## Required work:
Starting at the first line of the listing below, retype each line up to and including the one that contains "plt.rcParams['mathtext.it'] = 'Liberation". Leave pictures out.

━━━━━━━━

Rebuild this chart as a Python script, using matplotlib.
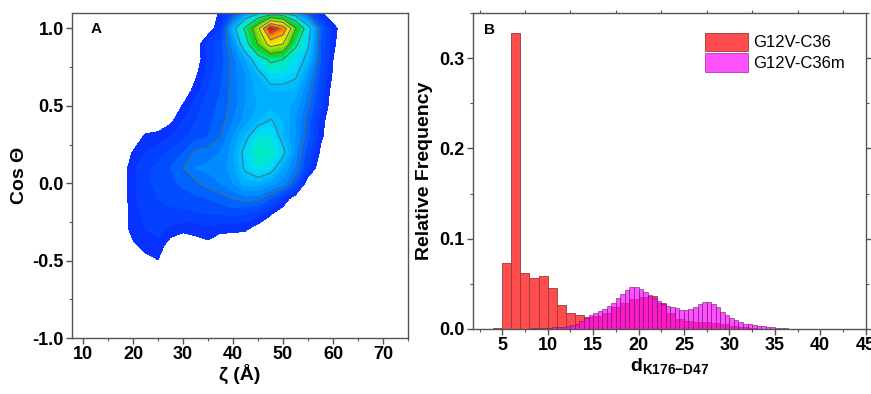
import numpy as np
import matplotlib
matplotlib.use('Agg')
import matplotlib.pyplot as plt
from matplotlib.colors import LinearSegmentedColormap
from matplotlib.ticker import MultipleLocator

plt.rcParams['font.family'] = ['Liberation Sans', 'DejaVu Sans']
plt.rcParams['font.weight'] = 'bold'
plt.rcParams['axes.unicode_minus'] = False
plt.rcParams['mathtext.fontset'] = 'custom'
plt.rcParams['mathtext.rm'] = 'Liberation Sans:bold'
plt.rcParams['mathtext.it'] = 'Liberation Sans:bold'

# ---- panel A: density of (zeta, cos theta) ----
zeta = [15, 17.5, 20, 22.5, 25, 27.5, 30, 32.5, 35, 37.5, 40,
        42.5, 45, 47.5, 50, 52.5, 55, 57.5, 60, 62.5, 65]
cos_theta = [-0.6, -0.5, -0.4, -0.3, -0.2, -0.1, 0.0, 0.1, 0.2,
             0.3, 0.4, 0.5, 0.6, 0.7, 0.8, 0.9, 1.0, 1.1]
density = [
    [0, 0, 0, 0, 0, 0, 0, 0, 0, 0, 0, 0, 0, 0, 0, 0, 0, 0, 0, 0, 0],
    [0, 0, 0, 1.0, 1.9, 0, 0, 0, 0, 0, 0, 0, 0, 0, 0, 0, 0, 0, 0, 0, 0],
    [0, 0, 1.5, 3, 3.5, 0.5, 0, 0.5, 1.2, 0.3, 0, 0, 0, 0, 0, 0, 0, 0, 0, 0, 0],
    [0, 0, 3, 4, 4.5, 3.5, 2.5, 3, 3.5, 2.5, 2.5, 2.2, 0.5, 0, 0, 0, 0, 0, 0, 0, 0],
    [0, 0, 3, 4.5, 5.5, 5.5, 5.5, 5.5, 6, 6, 6.5, 6, 4.5, 2.2, 0, 0, 0, 0, 0, 0, 0],
    [0, 0, 3.5, 5, 6, 6.5, 7, 7.5, 8, 9, 10, 11, 10.5, 8, 4, 0, 0, 0, 0, 0, 0],
    [0, 0, 3.5, 5.5, 6.5, 7.5, 8.5, 9.5, 11, 12, 14, 17, 17, 15, 13, 8, 0, 0, 0, 0, 0],
    [0, 0, 3.5, 5.5, 6.5, 8, 10, 12, 12.5, 13, 15, 21, 25, 22.5, 16, 11.5, 5, 0, 0, 0, 0],
    [0, 0, 2.2, 4, 5, 6.5, 8, 10.5, 11, 12, 15, 22, 29, 28, 21.5, 13, 6.5, 1.5, 0, 0, 0],
    [0, 0, 0, 2.5, 3, 4, 5.5, 7, 8, 10, 14, 18.5, 25, 25, 18, 14, 8.5, 2.5, 0, 0, 0],
    [0, 0, 0, 0, 0, 1.5, 4, 6, 7.5, 9, 12, 15, 18, 20.5, 18, 14, 9, 3, 0, 0, 0],
    [0, 0, 0, 0, 0, 0, 2.2, 5, 7, 8.5, 11, 14, 16, 17, 17, 15, 10.5, 5, 0, 0, 0],
    [0, 0, 0, 0, 0, 0, 0, 3, 6, 8, 11, 14, 17, 18, 18, 17, 12, 6, 0.5, 0, 0],
    [0, 0, 0, 0, 0, 0, 0, 1.5, 5, 7.5, 11, 14, 18, 23, 23, 21, 14, 7, 1.5, 0, 0],
    [0, 0, 0, 0, 0, 0, 0, 0, 4.5, 7, 11, 16, 24, 32, 30, 24, 18, 8, 2, 0, 0],
    [0, 0, 0, 0, 0, 0, 0, 0, 5, 7, 13, 25, 46, 66, 60, 32, 21, 8, 2.5, 0, 0],
    [0, 0, 0, 0, 0, 0, 0, 0, 0, 4, 17, 32, 56, 100, 85, 46, 23, 9, 3, 0, 0],
    [0, 0, 0, 0, 0, 0, 0, 0, 0, 2.5, 7, 13, 18, 21, 20, 14, 8, 2.5, 0, 0, 0],
]

# ---- panel B: histograms of d(K176-D47) ----
c36_bins = [4, 5, 6, 7, 8, 9, 10, 11, 12, 13, 14, 15, 16, 17, 18, 19, 20,
            21, 22, 23, 24, 25, 26, 27, 28, 29, 30, 31, 32]
c36_freq = [0.001, 0.073, 0.328, 0.062, 0.056, 0.059, 0.045, 0.027, 0.018,
            0.0155, 0.013, 0.014, 0.018, 0.024, 0.029, 0.033, 0.035, 0.036,
            0.029, 0.018, 0.011, 0.009, 0.008, 0.008, 0.007, 0.005, 0.003,
            0.002, 0.001]
c36m_bins = list(np.arange(8.0, 37.0, 0.5))
c36m_freq = [0.001, 0.001, 0.001, 0.0015, 0.0015, 0.002, 0.002, 0.0025,
             0.003, 0.004, 0.006, 0.009, 0.012, 0.015, 0.018, 0.020, 0.022,
             0.025, 0.029, 0.034, 0.039, 0.043, 0.046, 0.046, 0.044, 0.041,
             0.038, 0.034, 0.031, 0.028, 0.026, 0.024, 0.023, 0.021, 0.021,
             0.022, 0.024, 0.028, 0.030, 0.030, 0.028, 0.024, 0.019, 0.015,
             0.012, 0.010, 0.008, 0.006, 0.005, 0.004, 0.003, 0.003, 0.002,
             0.002, 0.001, 0.001, 0.0007, 0.0005]

cmap = LinearSegmentedColormap.from_list('origin_rainbow', [
    (0.00, '#0a1eff'), (0.08, '#0058ff'), (0.15, '#00a0ff'),
    (0.22, '#00d8ff'), (0.30, '#00f0b0'), (0.36, '#00e060'),
    (0.42, '#10d010'), (0.55, '#90e000'), (0.65, '#f0f000'),
    (0.78, '#ffb000'), (0.90, '#ff5000'), (1.00, '#ff0000')])

fig = plt.figure(figsize=(8.71, 3.94), dpi=100)
axA = fig.add_axes([0.0827, 0.142, 0.3857, 0.825])
axB = fig.add_axes([0.5427, 0.165, 0.4512, 0.802])

spine_col = '#555555'

Z, C = np.meshgrid(zeta, cos_theta)
D = np.array(density)
axA.contourf(Z, C, D, levels=np.arange(2, 101, 2), cmap=cmap, vmin=0, vmax=100)
axA.contour(Z, C, D, levels=[10, 20, 30, 45, 60, 75, 90],
            colors='#4f6a72', linewidths=0.7)
axA.set_xlim(7.8, 75)
axA.set_ylim(-1.0, 1.1)
axA.set_xticks([10, 20, 30, 40, 50, 60, 70])
axA.set_yticks([-1.0, -0.5, 0.0, 0.5, 1.0])
axA.set_yticklabels(['-1.0', '-0.5', '0.0', '0.5', '1.0'])
axA.xaxis.set_minor_locator(MultipleLocator(5))
axA.yaxis.set_minor_locator(MultipleLocator(0.25))
axA.set_xlabel('ζ (Å)', fontsize=14, fontweight='bold', labelpad=0)
axA.set_ylabel('Cos Θ', fontsize=14, fontweight='bold', labelpad=3)
axA.text(0.055, 0.95, 'A', transform=axA.transAxes, fontsize=11,
         fontweight='bold', va='center')

axB.bar(c36_bins, c36_freq, width=1.0, align='edge', color='#ff4d4d',
        edgecolor='#9a3a3a', linewidth=0.6, label='G12V-C36')
axB.bar(c36m_bins, c36m_freq, width=0.5, align='edge', color='#ff00ff',
        alpha=0.68, edgecolor='#6e1a6e', linewidth=0.6, label='G12V-C36m')
axB.set_xlim(1.75, 45)
axB.set_ylim(0, 0.35)
axB.set_xticks([5, 10, 15, 20, 25, 30, 35, 40, 45])
axB.set_yticks([0.0, 0.1, 0.2, 0.3])
axB.xaxis.set_minor_locator(MultipleLocator(2.5))
axB.yaxis.set_minor_locator(MultipleLocator(0.05))
axB.set_xlabel(r'd$_{\mathrm{K176{-}D47}}$', fontsize=14, fontweight='bold',
               labelpad=1)
axB.set_ylabel('Relative Frequency', fontsize=14, fontweight='bold')
axB.text(0.03, 0.946, 'B', transform=axB.transAxes, fontsize=11,
         fontweight='bold', va='center')
axB.legend(loc='upper right', bbox_to_anchor=(0.985, 0.985), frameon=False,
           prop={'size': 12, 'weight': 'normal'}, handlelength=2.6,
           handleheight=1.3, handletextpad=0.3, labelspacing=0.15)

for ax in (axA, axB):
    for s in ax.spines.values():
        s.set_color(spine_col)
        s.set_linewidth(1.0)
    ax.tick_params(which='major', direction='out', length=4, width=1,
                   color=spine_col, labelsize=13, pad=2)
    ax.tick_params(which='minor', direction='out', length=2.5, width=0.8,
                   color=spine_col)
axB.tick_params(which='both', top=True, right=True)
axB.tick_params(axis='x', which='major', top=False)

fig.savefig('out.png', dpi=100)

━━━━━━━━

## Problem solution:
Rebuild this chart as a Python script, using matplotlib.
import numpy as np
import matplotlib
matplotlib.use('Agg')
import matplotlib.pyplot as plt
from matplotlib.colors import LinearSegmentedColormap
from matplotlib.ticker import MultipleLocator

plt.rcParams['font.family'] = ['Liberation Sans', 'DejaVu Sans']
plt.rcParams['font.weight'] = 'bold'
plt.rcParams['axes.unicode_minus'] = False
plt.rcParams['mathtext.fontset'] = 'custom'
plt.rcParams['mathtext.rm'] = 'Liberation Sans:bold'
plt.rcParams['mathtext.it'] = 'Liberation Sans:bold'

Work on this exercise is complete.